Recently Mark Callaghan blogged about using O_DIRECT for the InnoDB transaction log. He noted that there was not a significant performance gain if the number of concurrent connections increases. I've done my share of testing and retesting over the past months to determine how useful this is. Based on a small TPCC workload (100 warehouses, 64 connections, 1 hour test, 5 minute rampup), I've seen huge performance gains by setting ALL_O_DIRECT for the variable innodb_flush_method using Percona XtraDB.
Without using Direct I/O, the benchmark generated a TpmC score of approximately 24,500 (HP DL160 G6, 2 x Xeon E5620 2.40GHz, 16GB mem, 4x300 GB SAS, RAID-10). After setting the variable to ALL_O_DIRECT, TpmC score went up to 48,000. Huge increase. This deserves some more investigation and some more testing. I want to also try this out on some older hardware to see if similar performance gains can be achieved.
7 comments:
I am happy to learn this makes this faster but I too want to understand why. Can you provide more details? What were the sizes of the innodb buffer pool? How many InnoDB transaction log files and what size? With 16GB of RAM it is more likely that your setup benefits from not wasting RAM for transaction log files courtesy of ALL_O_DIRECT. Do you have HW RAID with battery backed write cache?
innodb_buffer_pool_size=12G
innodb_log_file_size=2G
innodb_log_files_in_group=2
With only 100 warehouses, the db fits in memory.
The HW RAID has battery backed write cache enabled, 256K stripe size, 100% memory for write cache. Underlying filesystem is XFS.
Sounds strange for me anyway.. - did you really observe x2 times more writes on the device where your REDO logs are placed?..
Also, what are exactly the rules for DIRECT I/O on XFS, is there any conditions to have write operations aligned to the block size to be accepted as DIRECT?.. - I mean as REDO log records may vary in size, your writes then will be mostly not aligned to the block size and DIRECT flag will be ignored; but as DIRECT is not supposing to involve fsync() you may simply have classic buffered I/O writes with a background flushing (likely you're using innodb_flush_log_at_trx_commit=0) which may explain the gain..
Anyway, it'll be great to see more details about this test.
Thank you!
Rgds,
-Dimitri
Dmitri, not using innodb_flush_log_at_trx_commit=0. Its set to 1. Also no binary logs, so all disk access on teh XFS filesystem (.ibd & tx log) is using Direct I/O.

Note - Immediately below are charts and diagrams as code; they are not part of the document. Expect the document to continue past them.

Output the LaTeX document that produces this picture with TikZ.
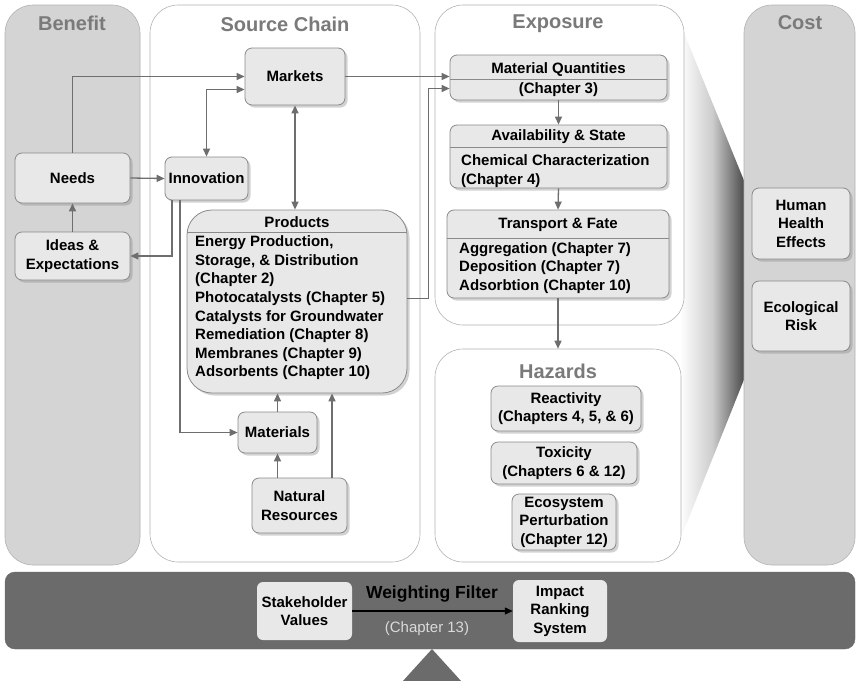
\documentclass[tikz,border=0pt]{standalone}
\usepackage{fontspec}
\setmainfont{Liberation Sans}
\usetikzlibrary{arrows.meta,shadows,calc}
\definecolor{colgray}{HTML}{D4D4D4}
\definecolor{titlegray}{HTML}{7A7A7A}
\definecolor{boxfill}{HTML}{E8E8E8}
\definecolor{boxline}{HTML}{8A8A8A}
\definecolor{arrgray}{HTML}{6E6E6E}
\definecolor{bargray}{HTML}{6B6B6B}
\definecolor{chapgray}{HTML}{DADADA}
\begin{document}
\begin{tikzpicture}[x=1pt,y=-1pt,
  col/.style={draw=gray!60, line width=0.6pt, rounded corners=28pt, inner sep=0pt},
  gcol/.style={col, fill=colgray},
  wcol/.style={col, fill=white},
  ttl/.style={font=\fontsize{20}{24}\selectfont\bfseries, text=titlegray, inner sep=0pt},
  bx/.style={draw=boxline, line width=0.8pt, fill=boxfill, rounded corners=7pt,
    drop shadow={shadow xshift=2.5pt, shadow yshift=-2.5pt, opacity=0.35},
    font=\fontsize{15}{18.5}\selectfont\bfseries, align=center, inner sep=0pt},
  txt/.style={font=\fontsize{15}{18.6}\selectfont\bfseries, inner sep=0pt},
  arr/.style={draw=arrgray, line width=1.3pt, -{Triangle[length=8pt,width=7pt]}},
  darr/.style={draw=arrgray, line width=1.3pt, {Triangle[length=8pt,width=7pt]}-{Triangle[length=8pt,width=7pt]}},
  bbx/.style={fill=boxfill, rounded corners=6pt, inner sep=0pt, align=center,
    font=\fontsize{15}{18.6}\selectfont\bfseries}
]
\useasboundingbox (0,0) rectangle (858,680);

% funnel shading
\shade[left color=white, right color=black!72, middle color=gray!40]
  (682,28) -- (745,183) -- (745,377) -- (680,540) -- cycle;

% columns
\node[gcol, minimum width=135, minimum height=560] (benefit) at (72.5,285) {};
\node[wcol, minimum width=270, minimum height=557] (source) at (285,283.5) {};
\node[wcol, minimum width=249, minimum height=320] (expo) at (559.5,165) {};
\node[wcol, minimum width=246, minimum height=213] (haz) at (558,455.5) {};
\node[gcol, minimum width=111, minimum height=560] (cost) at (799.5,285) {};

\node[ttl] (tBenefit) at (72,23) {Benefit};
\node[ttl] (tSource) at (285,24) {Source Chain};
\node[ttl] (tExpo) at (558,24) {Exposure};
\node[ttl] (tHaz) at (558,371) {Hazards};
\node[ttl] (tCost) at (800,23) {Cost};

% benefit nodes
\node[bx, minimum width=115, minimum height=50] (needs) at (72.5,178) {Needs};
\node[bx, minimum width=115, minimum height=48] (ideas) at (72.5,256) {Ideas \&\\Expectations};

% source chain nodes
\node[bx, minimum width=83, minimum height=43] (innov) at (206.5,178.5) {Innovation};
\node[bx, minimum width=100, minimum height=57] (markets) at (295,76.5) {Markets};
\node[bx, rounded corners=25pt, minimum width=220, minimum height=183] (products) at (297,301.5) {};
\draw[boxline, line width=0.8pt] (187,232) -- (407,232);
\node[txt] (prodH) at (297,222) {Products};
\node[txt, anchor=west, align=left] (prodB) at (195,308) {Energy Production,\\Storage, \& Distribution\\(Chapter 2)\\Photocatalysts (Chapter 5)\\Catalysts for Groundwater\\Remediation (Chapter 8)\\Membranes (Chapter 9)\\Adsorbents (Chapter 10)};
\node[bx, minimum width=79, minimum height=41] (materials) at (277.5,432.5) {Materials};
\node[bx, minimum width=95, minimum height=55] (natural) at (299.5,505.5) {Natural\\Resources};

% exposure nodes
\node[bx, minimum width=217, minimum height=45] (mq) at (558.5,77.5) {};
\draw[boxline, line width=0.8pt] (450,79) -- (667,79);
\node[txt] (mqH) at (558.5,70) {Material Quantities};
\node[txt] (mqB) at (558.5,90) {(Chapter 3)};

\node[bx, minimum width=217, minimum height=63] (as) at (558.5,156.5) {};
\draw[boxline, line width=0.8pt] (450,147) -- (667,147);
\node[txt] (asH) at (558.5,137) {Availability \& State};
\node[txt, anchor=west, align=left] (asB) at (461,171) {Chemical Characterization\\(Chapter 4)};

\node[bx, minimum width=222, minimum height=88] (tf) at (558,254) {};
\draw[boxline, line width=0.8pt] (447,238) -- (669,238);
\node[txt] (tfH) at (558,225) {Transport \& Fate};
\node[txt, anchor=west, align=left] (tfB) at (459,268) {Aggregation (Chapter 7)\\Deposition (Chapter 7)\\Adsorbtion (Chapter 10)};

% hazards nodes
\node[bx, minimum width=150, minimum height=45] (react) at (566,408.5) {Reactivity\\(Chapters 4, 5, \& 6)};
\node[bx, minimum width=146, minimum height=42] (tox) at (564,463) {Toxicity\\(Chapters 6 \& 12)};
\node[bx, minimum width=104, minimum height=56] (eco) at (564,522) {Ecosystem\\Perturbation\\(Chapter 12)};

% cost nodes
\node[bx, minimum width=98, minimum height=71] (hhe) at (801,223.5) {Human\\Health\\Effects};
\node[bx, minimum width=98, minimum height=70] (er) at (801,316) {Ecological\\Risk};

% connectors
\draw[arr] (ideas.north) -- (needs.south);
\draw[arr] (needs.east) -- (innov.west);
\draw[arr] (needs.north) |- (markets.west);
\draw[darr] (innov.north) |- ($(markets.west)+(0,13)$);
\draw[darr] (markets.south) -- (markets.south |- products.north);
\draw[arr] ($(innov.south)+(-34.5,0)$) |- (ideas.east);
\draw[arr] ($(innov.south)+(-26.5,0)$) |- (materials.west);
\draw[arr] (materials.north) -- (materials.north |- products.south);
\draw[arr] (materials.south |- natural.north) -- (materials.south);
\draw[arr] ($(natural.north)+(32.5,0)$) -- ($(natural.north |- products.south)+(32.5,0)$);
\draw[arr] ($(products.east)+(0,-3)$) -- ++(21,0) |- ($(mq.west)+(0,11)$);
\draw[arr] (markets.east) -- (markets.east -| mq.west);
\draw[arr] (mq.south) -- (as.north);
\draw[arr] (as.south) -- (tf.north);
\draw[arr] (tf.south) -- (tf.south |- haz.north);

% bottom bar
\node[fill=bargray, draw=black!60, rounded corners=10pt, minimum width=850, minimum height=77, inner sep=0pt] (bar) at (430,610.5) {};
\fill[bargray] (432,649) -- (402,682) -- (462,682) -- cycle;
\node[bbx, minimum width=95, minimum height=58] (stake) at (304.5,611) {Stakeholder\\Values};
\node[bbx, minimum width=94, minimum height=62] (impact) at (560,611) {Impact\\Ranking\\System};
\draw[black, line width=1.2pt, -{Triangle[length=8pt,width=7pt]}] (stake.east) -- (impact.west);
\node[font=\fontsize{17.5}{20}\selectfont\bfseries, inner sep=0pt] (wf) at (432,594) {Weighting Filter};
\node[font=\fontsize{15}{18}\selectfont, text=chapgray, inner sep=0pt] (ch13) at (427,629) {(Chapter 13)};
\end{tikzpicture}
\end{document}
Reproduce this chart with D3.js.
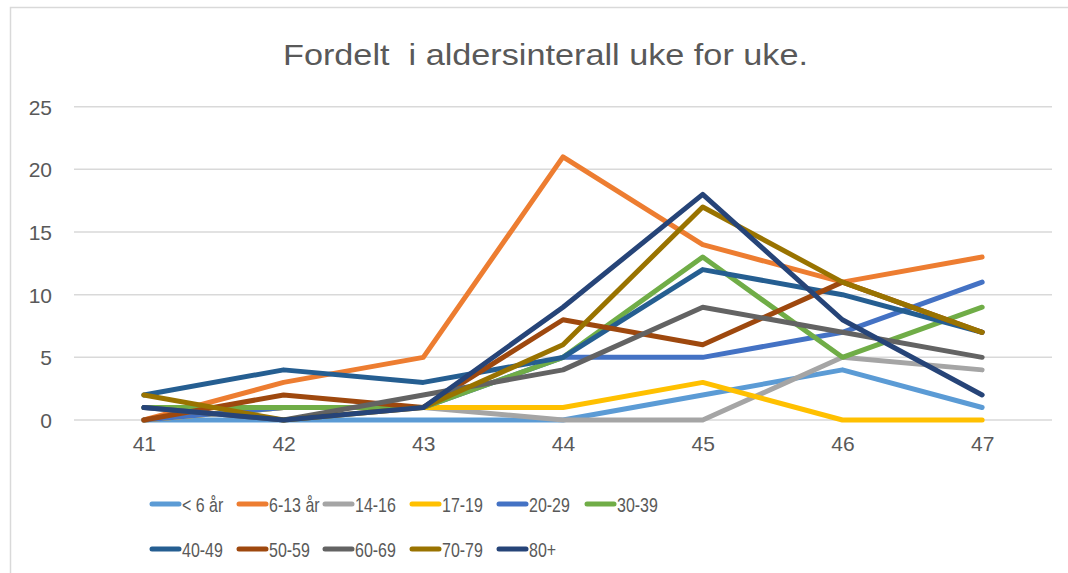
<!DOCTYPE html>
<html><head><meta charset="utf-8">
<script src="https://cdn.jsdelivr.net/npm/d3@7"></script>
<style>body{margin:0;background:#fff}svg{display:block}</style>
</head><body><svg id="c" width="1068" height="573"></svg>
<script>
const weeks = ["41","42","43","44","45","46","47"];
const seriesNames = ["< 6 år","6-13 år","14-16","17-19","20-29","30-39","40-49","50-59","60-69","70-79","80+"];
const s_lt6   = [0,0,0,0,2,4,1];
const s_6_13  = [0,3,5,21,14,11,13];
const s_14_16 = [0,1,1,0,0,5,4];
const s_17_19 = [0,1,1,1,3,0,0];
const s_20_29 = [0,1,1,5,5,7,11];
const s_30_39 = [1,1,1,5,13,5,9];
const s_40_49 = [2,4,3,5,12,10,7];
const s_50_59 = [0,2,1,8,6,11,7];
const s_60_69 = [1,0,2,4,9,7,5];
const s_70_79 = [2,0,1,6,17,11,7];
const s_80p   = [1,0,1,9,18,8,2];
const seriesValues = [s_lt6,s_6_13,s_14_16,s_17_19,s_20_29,s_30_39,s_40_49,s_50_59,s_60_69,s_70_79,s_80p];
const colors = ["#5B9BD5","#ED7D31","#A5A5A5","#FFC000","#4472C4","#70AD47","#255E91","#9E480E","#636363","#997300","#264478"];
const yTicks = [0,5,10,15,20,25];
const titleText = "Fordelt  i aldersinterall uke for uke.";

const svg = d3.select("#c");
const font = "'Liberation Sans', Arial, sans-serif";
const textCol = "#595959";

function condense(sel, k){
  sel.each(function(){
    const w = this.getComputedTextLength();
    d3.select(this).attr("textLength", w*k).attr("lengthAdjust","spacingAndGlyphs");
  });
}

// chart border
svg.append("rect").attr("x",10.5).attr("y",7.5).attr("width",1070).attr("height",580)
  .attr("fill","none").attr("stroke","#D9D9D9").attr("stroke-width",1.5);

const x = d3.scalePoint().domain(weeks).range([74,1052]).padding(0.5);
const y = d3.scaleLinear().domain([0,25]).range([420,106.7]);

// gridlines
svg.append("g").selectAll("line").data(yTicks).join("line")
  .attr("x1",74).attr("x2",1052).attr("y1",d=>y(d)).attr("y2",d=>y(d))
  .attr("stroke","#D9D9D9").attr("stroke-width",1.5);

// y axis labels
const yAxis = svg.append("g").attr("transform","translate(52,0)")
  .call(d3.axisLeft(y).tickValues(yTicks).tickSize(0).tickPadding(0));
yAxis.select(".domain").remove();
yAxis.selectAll("text").attr("font-family",font).attr("font-size",21).attr("fill",textCol).attr("dy","0.35em");

// x axis labels
const xAxis = svg.append("g").attr("transform","translate(0,436)")
  .call(d3.axisBottom(x).tickSize(0).tickPadding(0));
xAxis.select(".domain").remove();
xAxis.selectAll("text").attr("font-family",font).attr("font-size",21).attr("fill",textCol).attr("dy","0.71em");

// lines
const line = d3.line().x((d,i)=>x(weeks[i])).y(d=>y(d));
svg.append("g").selectAll("path").data(seriesValues).join("path")
  .attr("d",d=>line(d)).attr("fill","none")
  .attr("stroke",(d,i)=>colors[i]).attr("stroke-width",5)
  .attr("stroke-linejoin","round").attr("stroke-linecap","round");

// title
svg.append("text").attr("x",545.5).attr("y",65).attr("text-anchor","middle")
  .attr("font-family",font).attr("font-size",30).attr("fill",textCol)
  .attr("textLength",525).attr("lengthAdjust","spacingAndGlyphs")
  .style("white-space","pre").text(titleText);

// legend
const legX = [152,239,325,412,499,587];
const legY = [504,549];
const leg = svg.append("g").selectAll("g").data(seriesNames).join("g")
  .attr("transform",(d,i)=>`translate(${legX[i%6]},${legY[Math.floor(i/6)]})`);
leg.append("line").attr("x1",0).attr("x2",27).attr("y1",0).attr("y2",0)
  .attr("stroke",(d,i)=>colors[i]).attr("stroke-width",5).attr("stroke-linecap","round");
const lt = leg.append("text").attr("x",30).attr("y",0).attr("dy","0.36em")
  .attr("font-family",font).attr("font-size",21).attr("fill",textCol).text(d=>d);
condense(lt, 0.76);
</script></body></html>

I'll have to gather all of the details once I get a free moment (likely very very late this evening).
Partha, you've missed my point :-)
my supposition is:
- when innodb_flush_log_at_trx_commit=1 us used InnoDB will do:
write();
fsync();
for each transaction.
Now, when you're using O_DIRECT, fsync() is no more required as with O_DIRECT write() is supposed to really write to the storage bypassing FS cache.
Then, if XFS is requiring a block size alignment for O_DIRECT operation it'll in this case use buffered I/O for any non-aligned write requests. And as REDO log writes are not aligned to any block size, your DIRECT writes o log files will be transformed to the buffered (cached) writes - exactly the same when the innodb_flush_log_at_trx_commit=0 option is used..
That was my supposition as most of FS are requiring block size alignment to match DIRECT I/O operation.
Rgds,
-Dimitri
In the Facebook patch and XtraDB we don't fsync after O_DIRECT writes unless they extend the file. Transaction log writes are multiples of 512 bytes. Our assumption that is still being tested is that as long as the file system has been setup properly, that such writes on XFS won't require a read prior to the write which also implies that the buffered IO path won't be used. The easy way to confirm that is put the transaction log on its own file system and look at iostat.
Almost forgot, after more testing, this behavior is not the same across CPU types. Xeon E5620 shows this boost in performance while older L5320 does not show this performance boost. Trying tests with L5420 soon.